The argument between Judaism and Christianity, then, involves how to construct this negative model.  For Christianity, it has to be someone who exposes our hypocrisy in treating the law as if it were just a set of automatic commands.  For Judaism, it is someone who asked for nothing more than the full measure of the law, and failed to receive it—maybe because of the hypocrisy of the law’s guardians, but maybe due to the political “sin” of factionalism, or the lapse into mimeticism the Bible refers to as “wishing to be like all the other nations,” or some other form of idolatry.  Christianity would have us embrace imperatives that we have not the power to obey—our sinfulness interferes with the faith we are commanded to have in God and the love we are commanded to live by.  A Christian society would therefore have us honor models that are incommensurable with the compromises of daily life, such as celibacy and monasticism.  For Judaism, everyone can attend to the law at least a bit, and that means Judaism allows us to protect ourselves from and direct our anger toward conscious and calculated enemies of the law, an important category of social being that Christianity would easily group with “sinners” more generally or even sympathize with as the victims of “Pharisees.”  As models for modernity, then, Christianity proposes Romanticism, also a scourge of hypocrisy and inauthenticity; Judaism proposes constitutionalism, founding as law, writing, power and the limits of power. 

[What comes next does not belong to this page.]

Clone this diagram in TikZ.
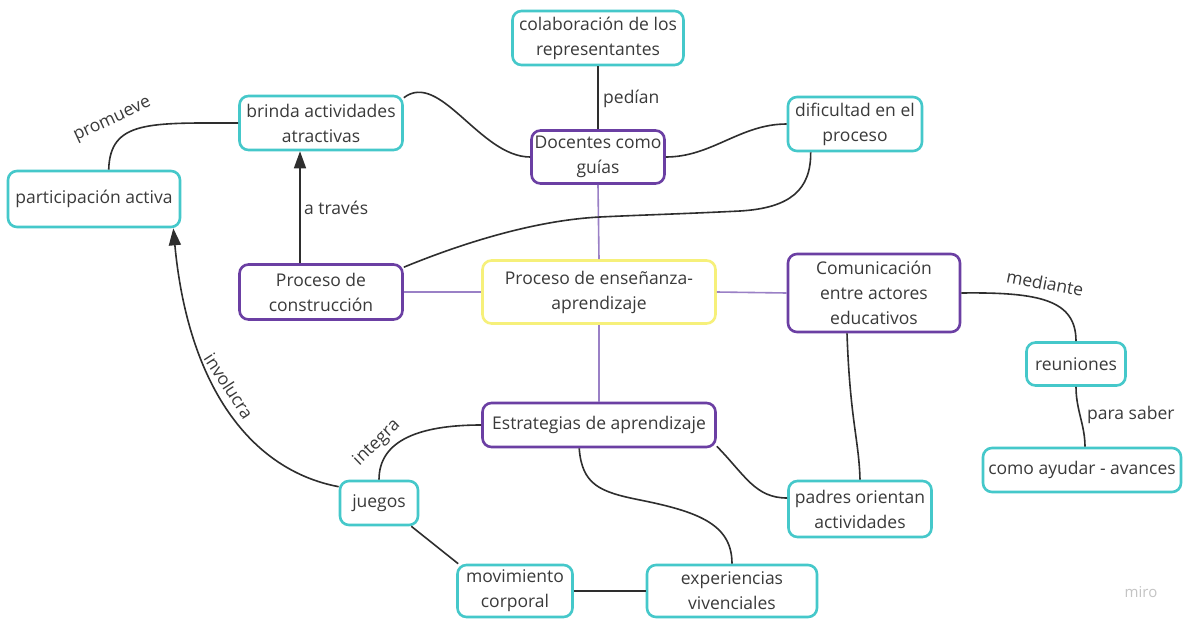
\documentclass[tikz,border=0pt]{standalone}
\usepackage{fontspec}
\setmainfont{Open Sans}
\usetikzlibrary{arrows.meta,calc}
\definecolor{cy}{HTML}{45C8CA}
\definecolor{pu}{HTML}{6B3FA3}
\definecolor{ye}{HTML}{F6F07A}
\definecolor{pl}{HTML}{9A80C6}
\definecolor{tx}{HTML}{3A3A3A}
\definecolor{ln}{HTML}{2E2E2E}
\definecolor{wm}{HTML}{C4C4C4}
\begin{document}
\begin{tikzpicture}[x=1pt,y=-1pt,
  box/.style={draw, rounded corners=9pt, line width=2.6pt, align=center, inner sep=0pt, fill=white, text=tx, font=\fontsize{17.5}{25}\selectfont},
  cbox/.style={box, draw=cy},
  pbox/.style={box, draw=pu},
  ybox/.style={box, draw=ye},
  link/.style={draw=ln, line width=1.6pt},
  plink/.style={draw=pl, line width=1.6pt},
  arr/.style={link, -{Triangle[length=17pt,width=12pt]}},
  lbl/.style={text=tx, font=\fontsize{17.5}{21}\selectfont, inner sep=0pt}
]
\fill[white] (0,0) rectangle (1184,619);
\useasboundingbox (0,0) rectangle (1184,619);

% nodes
\node[cbox, minimum width=171pt, minimum height=54pt] (colab) at (598,38) {colaboración de los\\representantes};
\node[pbox, minimum width=133pt, minimum height=53pt] (doc) at (598,157) {Docentes como\\guías};
\node[cbox, minimum width=134pt, minimum height=54pt] (dif) at (855,124) {dificultad en el\\proceso};
\node[cbox, minimum width=163pt, minimum height=54pt] (brinda) at (321,123) {brinda actividades\\atractivas};
\node[cbox, minimum width=172pt, minimum height=56pt] (part) at (94,199) {participación activa};
\node[pbox, minimum width=163pt, minimum height=55pt] (cons) at (321,292) {Proceso de\\construcción};
\node[ybox, minimum width=233pt, minimum height=63pt] (ens) at (599,292) {Proceso de enseñanza-\\aprendizaje};
\node[pbox, minimum width=172pt, minimum height=78pt] (com) at (874,293) {Comunicación\\entre actores\\educativos};
\node[cbox, minimum width=99pt, minimum height=43pt] (reu) at (1076,364) {reuniones};
\node[cbox, minimum width=198pt, minimum height=44pt] (como) at (1082,470) {como ayudar - avances};
\node[cbox, minimum width=143pt, minimum height=56pt] (padres) at (860,509) {padres orientan\\actividades};
\node[pbox, minimum width=233pt, minimum height=44pt] (estr) at (599,425) {Estrategias de aprendizaje};
\node[cbox, minimum width=78pt, minimum height=44pt] (juegos) at (379,503) {juegos};
\node[cbox, minimum width=115pt, minimum height=52pt] (mov) at (515,591) {movimiento\\corporal};
\node[cbox, minimum width=170pt, minimum height=52pt] (exp) at (732,591) {experiencias\\vivenciales};

% purple links to centre
\draw[plink] (doc.south) -- (ens.north);
\draw[plink] (ens.south) -- (estr.north);
\draw[plink] (cons.east) -- (ens.west);
\draw[plink] (ens.east) -- (com.west);

% black links
\draw[link] (colab.south) -- (doc.north);
\node[lbl, anchor=west] (lped) at (603,99) {pedían};

\draw[link] ($(brinda.north east)+(0,3)$) .. controls (440,70) and (480,157) .. (doc.west);
\draw[link] (doc.east) .. controls (712,157) and (740,124) .. (dif.west);

\draw[link] ($(dif.south west)+(24,0)$) .. controls (811,190) and (790,208) .. (740,211)
   .. controls (680,214) and (640,215) .. (600,217)
   .. controls (540,220) and (470,240) .. ($(cons.north east)+(0,4)$);

\draw[arr] ([xshift=-21pt]cons.north) -- ([xshift=-21pt]brinda.south);
\node[lbl, anchor=west] (ltra) at (304,208) {a través};

\draw[link] (brinda.west) .. controls (150,123) and (110,120) .. ($(part.north west)+(102,0)$);
\node[lbl, rotate=25] (lpro) at (113,121) {promueve};

\draw[arr] ($(juegos.north west)+(0,7)$) .. controls (250,470) and (188,385) .. ($(part.south east)+(-8,0)$);
\node[lbl, rotate=-57] (linv) at (229,386) {involucra};

\draw[link] (juegos.north) .. controls (379,440) and (420,425) .. (estr.west);
\node[lbl, rotate=44] (lint) at (377,443) {integra};

\draw[link] ($(estr.south west)+(98,0)$) .. controls (582,485) and (600,492) .. (640,500)
   .. controls (700,512) and (732,525) .. (exp.north);
\draw[link] ($(estr.south east)+(0,-2)$) .. controls (745,475) and (755,498) .. ($(padres.west)+(0,-11)$);

\draw[link] ($(juegos.south east)+(-8,0)$) -- ($(mov.north west)+(2,0)$);
\draw[link] (mov.east) -- (exp.west);

\draw[link] ($(com.south)+(-27,0)$) .. controls (850,420) and (859,440) .. (padres.north);

\draw[link] (com.east) .. controls (1040,292) and (1076,300) .. (reu.north);
\node[lbl, rotate=-11] (lmed) at (1045,283) {mediante};

\draw[link] (reu.south) .. controls (1076,410) and (1085,425) .. ($(como.north)+(3,0)$);
\node[lbl, anchor=west] (lpar) at (1087,415) {para saber};

\node[text=wm, font=\fontsize{15}{18}\selectfont] (miro) at (1141,592) {miro};
\end{tikzpicture}
\end{document}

In the end, we need both sides of this polemic—we need for them to remain separate, irreconcilable, and reciprocally admiring.  One way of articulating the relationship I am proposing is through an examination of the category of “righteous gentile,” invented to honor those members of “unmarked” groups who risked themselves, their families and their communities to save the “marked” during the Nazi genocide.  No doubt many of the righteous were Christians, performing what they saw as their Christian duty, and I obviously have no quarrel with this reading of the Christian revelation (for that matter, many were probably secular humanists close enough to humanism’s origin in the further “universalization” of Christianity).  But the “logic” of the category, if not the action, seems to me Jewish—what is Jewish, that is, is the codification of this action as a world-changing category of which the law can take cognizance.  As a legal and political category which, for example, one nation might recognize in citizens of another, hostile nation, the notion of the “righteous gentile” might support a worldly, even “realistic” politics that would prevent atrocities.  At the same time, though, does the centrality of communal self-preservation to the Jewish revelation make Jews qua Jews less likely to put themselves and everyone surrounding them at risk in this way for an Other threatened by some third party?  (I am too ignorant to know whether Jewish law accounts for such a possibility—say, protecting a Christian “heretic” who is seeking refuge from the Inquisition—but I suspect it is ill-prepared for it.) (But what about those secularized Jews who have helped extend Christian principles to public life, thereby accelerating modernity?  Would this not have been necessary for the universalization of the “righteous gentile”?) Maybe we need the singularity of Christian actions along with the systematization of Jewish codification.


I’m not sure who would be interested in this argument today.  It’s a shame it has never actually been had, except perhaps subterraneously, in the complementary emergence of Christianity and Talmudic Judaism in the early centuries of the Common Era.  The Christians demonized the Jews and the Jews pretended to ignore the Christians, but one suspects they were watching and listening to each other a lot more closely than that.  At any rate, this polemic would provide a better frame for handling our political and ethical discourse than any that we presently have—and might add some new dimensions to the polemics that have become canonical, like “Athens” vs. “Jerusalem.”